By 1949 Jimmy was recording under his own name with the McShann band and had his first hit and signature tune with “Ain’t Nobody’s Business”. In 1950 he had several more with “No Rollin’ Blues” and “Big Fine Girl”, as well as “Failing By Degrees” and “New Orleans Woman” recorded with the Gene Gilbeaux Orchestra. These Gilbeaux recordings are from a live performance on May 10, 1949 at a “Just Jazz” concert in Pasadena, CA sponsored by Gene Norman.
Witherspoon’s style of the “blues shouter” became unfashionable in the mid-1950s, but he returned to popularity with his 1959 album, “Jimmy Witherspoon at the Monterey Jazz Festival” featuring Roy Eldridge, Woody Herman, Ben Webster, Coleman Hawkins, Earl Hines and Mel Lewis among others.
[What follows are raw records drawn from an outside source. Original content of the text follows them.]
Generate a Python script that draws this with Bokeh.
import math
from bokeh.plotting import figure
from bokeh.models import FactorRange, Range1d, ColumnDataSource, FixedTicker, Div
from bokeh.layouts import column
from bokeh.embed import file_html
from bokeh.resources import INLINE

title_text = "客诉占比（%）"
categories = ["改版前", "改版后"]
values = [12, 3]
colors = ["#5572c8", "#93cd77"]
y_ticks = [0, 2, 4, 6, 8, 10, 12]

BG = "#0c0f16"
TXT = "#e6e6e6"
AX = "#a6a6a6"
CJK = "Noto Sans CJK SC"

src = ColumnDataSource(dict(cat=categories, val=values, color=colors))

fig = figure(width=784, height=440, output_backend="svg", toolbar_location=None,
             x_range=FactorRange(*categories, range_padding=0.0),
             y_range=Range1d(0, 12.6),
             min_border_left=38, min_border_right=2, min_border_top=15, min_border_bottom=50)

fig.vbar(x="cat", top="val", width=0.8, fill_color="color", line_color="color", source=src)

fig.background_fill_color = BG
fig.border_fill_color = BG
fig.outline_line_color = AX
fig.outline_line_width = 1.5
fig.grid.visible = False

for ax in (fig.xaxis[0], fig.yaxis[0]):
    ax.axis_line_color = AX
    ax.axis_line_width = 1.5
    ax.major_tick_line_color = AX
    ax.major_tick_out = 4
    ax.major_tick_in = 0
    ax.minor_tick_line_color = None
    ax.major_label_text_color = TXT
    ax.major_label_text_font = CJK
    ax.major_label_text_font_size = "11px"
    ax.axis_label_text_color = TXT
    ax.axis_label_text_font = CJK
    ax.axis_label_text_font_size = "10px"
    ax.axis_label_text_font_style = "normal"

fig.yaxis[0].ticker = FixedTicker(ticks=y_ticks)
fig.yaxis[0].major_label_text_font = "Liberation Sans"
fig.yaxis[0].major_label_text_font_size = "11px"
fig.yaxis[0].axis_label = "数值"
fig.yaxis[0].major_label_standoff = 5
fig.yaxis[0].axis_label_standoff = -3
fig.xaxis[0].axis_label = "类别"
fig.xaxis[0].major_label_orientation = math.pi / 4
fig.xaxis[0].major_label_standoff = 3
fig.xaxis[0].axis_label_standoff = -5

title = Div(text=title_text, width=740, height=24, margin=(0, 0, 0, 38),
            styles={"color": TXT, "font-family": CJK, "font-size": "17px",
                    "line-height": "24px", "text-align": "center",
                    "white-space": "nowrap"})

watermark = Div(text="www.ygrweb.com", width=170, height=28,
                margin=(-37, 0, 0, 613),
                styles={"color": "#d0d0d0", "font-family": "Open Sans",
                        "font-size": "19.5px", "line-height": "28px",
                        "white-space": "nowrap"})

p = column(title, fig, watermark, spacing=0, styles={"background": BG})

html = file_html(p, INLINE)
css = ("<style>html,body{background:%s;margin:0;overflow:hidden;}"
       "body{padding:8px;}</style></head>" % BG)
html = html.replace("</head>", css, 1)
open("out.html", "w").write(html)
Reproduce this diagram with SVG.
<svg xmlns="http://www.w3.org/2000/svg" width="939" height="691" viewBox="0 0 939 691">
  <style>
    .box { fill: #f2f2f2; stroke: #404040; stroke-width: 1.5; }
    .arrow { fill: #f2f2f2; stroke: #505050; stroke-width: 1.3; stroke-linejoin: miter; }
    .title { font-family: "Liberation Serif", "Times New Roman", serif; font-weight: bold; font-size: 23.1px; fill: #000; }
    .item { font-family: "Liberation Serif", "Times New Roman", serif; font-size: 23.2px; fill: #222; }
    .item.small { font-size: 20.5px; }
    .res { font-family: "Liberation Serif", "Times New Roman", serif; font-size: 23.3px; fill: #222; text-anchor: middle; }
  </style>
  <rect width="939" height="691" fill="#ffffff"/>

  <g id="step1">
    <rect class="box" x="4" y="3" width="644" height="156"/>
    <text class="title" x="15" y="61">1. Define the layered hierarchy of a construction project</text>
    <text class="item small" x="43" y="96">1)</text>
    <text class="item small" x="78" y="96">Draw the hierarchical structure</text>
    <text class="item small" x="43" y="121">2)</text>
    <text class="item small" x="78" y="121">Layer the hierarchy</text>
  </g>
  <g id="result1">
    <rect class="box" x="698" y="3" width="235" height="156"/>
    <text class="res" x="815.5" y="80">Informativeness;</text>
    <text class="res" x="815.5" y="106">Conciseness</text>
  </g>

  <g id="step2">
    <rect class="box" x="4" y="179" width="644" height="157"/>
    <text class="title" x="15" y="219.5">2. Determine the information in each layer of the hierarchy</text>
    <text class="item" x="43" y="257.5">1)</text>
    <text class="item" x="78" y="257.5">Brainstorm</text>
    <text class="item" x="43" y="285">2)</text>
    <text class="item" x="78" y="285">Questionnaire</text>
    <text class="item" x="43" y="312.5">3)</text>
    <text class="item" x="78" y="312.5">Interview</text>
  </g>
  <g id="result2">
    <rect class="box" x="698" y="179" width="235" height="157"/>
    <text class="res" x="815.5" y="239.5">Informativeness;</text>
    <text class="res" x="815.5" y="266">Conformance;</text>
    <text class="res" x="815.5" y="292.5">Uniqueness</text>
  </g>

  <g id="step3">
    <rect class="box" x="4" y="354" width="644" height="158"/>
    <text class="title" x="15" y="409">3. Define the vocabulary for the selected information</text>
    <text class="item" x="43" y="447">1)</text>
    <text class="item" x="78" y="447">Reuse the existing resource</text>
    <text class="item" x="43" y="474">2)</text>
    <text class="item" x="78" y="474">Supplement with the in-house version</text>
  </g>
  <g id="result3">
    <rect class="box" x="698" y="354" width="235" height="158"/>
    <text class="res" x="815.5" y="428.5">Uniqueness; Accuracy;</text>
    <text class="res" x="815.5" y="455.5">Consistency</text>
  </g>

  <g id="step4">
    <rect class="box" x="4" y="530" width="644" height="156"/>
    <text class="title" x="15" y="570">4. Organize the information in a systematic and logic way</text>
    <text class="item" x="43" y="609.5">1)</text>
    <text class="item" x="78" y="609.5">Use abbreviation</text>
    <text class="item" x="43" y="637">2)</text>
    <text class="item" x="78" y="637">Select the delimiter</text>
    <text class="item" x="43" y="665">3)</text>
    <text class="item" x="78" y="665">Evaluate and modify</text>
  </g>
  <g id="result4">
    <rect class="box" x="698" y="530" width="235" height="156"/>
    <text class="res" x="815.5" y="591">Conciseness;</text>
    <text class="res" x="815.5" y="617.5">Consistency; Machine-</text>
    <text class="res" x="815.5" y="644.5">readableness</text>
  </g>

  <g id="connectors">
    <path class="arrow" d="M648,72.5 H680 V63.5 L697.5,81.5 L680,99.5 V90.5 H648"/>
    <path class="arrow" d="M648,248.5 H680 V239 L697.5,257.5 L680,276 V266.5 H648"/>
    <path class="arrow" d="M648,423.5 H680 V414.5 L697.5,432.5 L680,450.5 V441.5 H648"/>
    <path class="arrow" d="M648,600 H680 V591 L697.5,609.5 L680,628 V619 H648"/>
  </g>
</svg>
The early 60s saw Witherspoon touring Europe with Buck Clayton, recording in the UK, the 70s recording with Brother Jack McDuff in London, with Eric Burdon, toured with his own band with a host of players such as Joe Sample, Cornell Dupree, Thad Jones and others. He continued to record and perform well into the Nineties with Gerry Mulligan, Leroy Vinnegar, Teddy Wilson, Pepper Adams, Junior Mance and the list jazz luminaries goes on and on.
Vocalist Jimmy Witherspoon died of throat cancer in Los Angeles, California on September 18, 1997.